Total equality relations as `std::cmp::Eq<Rhs>`

Is there a particular reason Eq and Ord do not support arbitrary right-hand-side types just like PartialEq and PartialOrd?

I have been trying to extend the documentation of std::cmp and there is a huge mix of mathematical references and rust terminology, and not all of it makes sense. A lot of the mathematical terminology is defined on homogeneous relations and have no obvious definition for heterogeneous relations. @RalfJung has previously improved some of the docs to define transitive and symmetric by referring to conditional impls (e.g., if A: PartialEq<B> and B: PartialEq<A> then a == b implies b == a).

By extending this approach, most of the properties of homogeneous relations can be extended to heterogeneous relations, and nicely fall back to their homogeneous counterpart if the right-hand-side is itself. There is one exception, reflexive behavior is non-trivial to extend for arbitrary right-hand-sides. I assume this is the reason Eq and Ord require homogeneous relations.

Fortunately, reflexive behavior is not the only way to define equivalence relations or total orders. Requiring homogeneous orders to be total implies that they are reflexive. And the total property is defined for heterogeneous orders, unlike reflexive.

So could we extend Eq and Ord to support a Rhs generic-type argument and change the requirement to total rather than reflexive?

Especially for new-types or smart-pointers, I find myself implementing PartialEq<INNER>. Deref often alleviates this, but only where auto-deref applies. Collections like hashmap currently require K: Borrow<Q> to allow searching with key of different types than the stored key. This could be replaced by K: Eq<Q> and avoid the borrow-requirement.

The current conditions of symmetry and transitivity for PartialEq between different types don't really correspond to the mathematical idea of a (partial or not) equivalence relation.

In mathematics, the idea behind (partial or not) equivalence relations is that they split the universe into equivalence classes, and regular mathematical symmetry and transitivity conditions ensure that. Whereas PartialEq's version of symmetry and transitivity conditions do not.

For example, with PartialEq's conditions you may have a = b = c = d ≠ a (where a and c are of type A, b and d are of type B).

But the docs don't actually claim that this is a partial equivalence relation between different types, they only (correctly) claim that PartialEq<Self> is a partial equivalence relation. So PartialEq<Rhs> between different types is actually a misnomer that is with us for historical reasons.

You sure?

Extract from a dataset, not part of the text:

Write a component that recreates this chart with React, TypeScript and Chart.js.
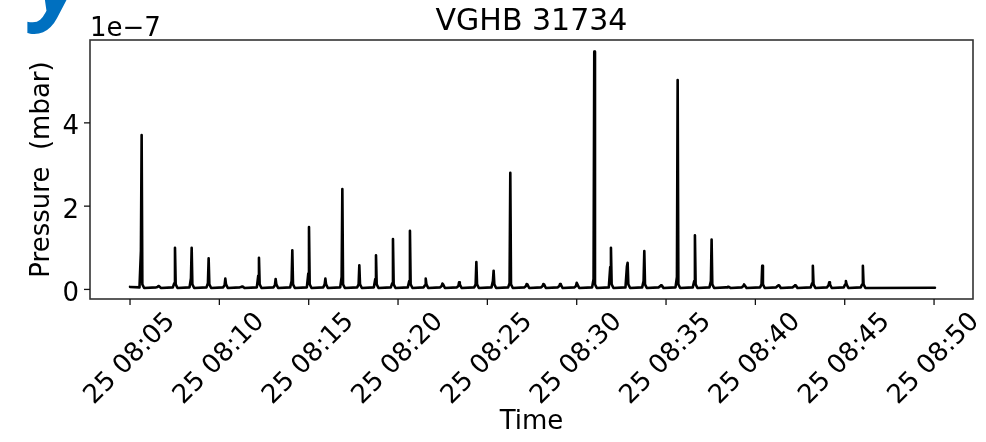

The docs of PartialEq (PartialEq in std::cmp - Rust) contain:

  • Symmetric: if A: PartialEq<B> and B: PartialEq<A>, then a == b implies b == a; and
  • Transitive: if A: PartialEq<B> and B: PartialEq<C> and A: PartialEq<C>, then a == b and b == c implies a == c.

This contradicts your example, doesn't it?

How so? I believe this does not contradict the example.

You have:

  • a, c of type A
  • b, d of type B
  • a == b, b == c, c == d, d != a

This implies (because you compare the values):

  • A: PartialEq<B>
  • B: PartialEq<A>

With the Symmetry rule you get:

  • b == a
  • c == b
  • d == c

With the Transitivity rule you get (set C to A or B respectively):

  • d == b (d == c and c == b implies d == b)
  • d == a (d == b and b == a implies d == a)

This contradicts d != a.

You don't get that conclusion. The conclusion you get is: if B: PartialEq<B> then d == b

But in my example I only need to have A: PartialEq<B> and B: PartialEq<A>. Imagine B does not implement PartialEq<B>.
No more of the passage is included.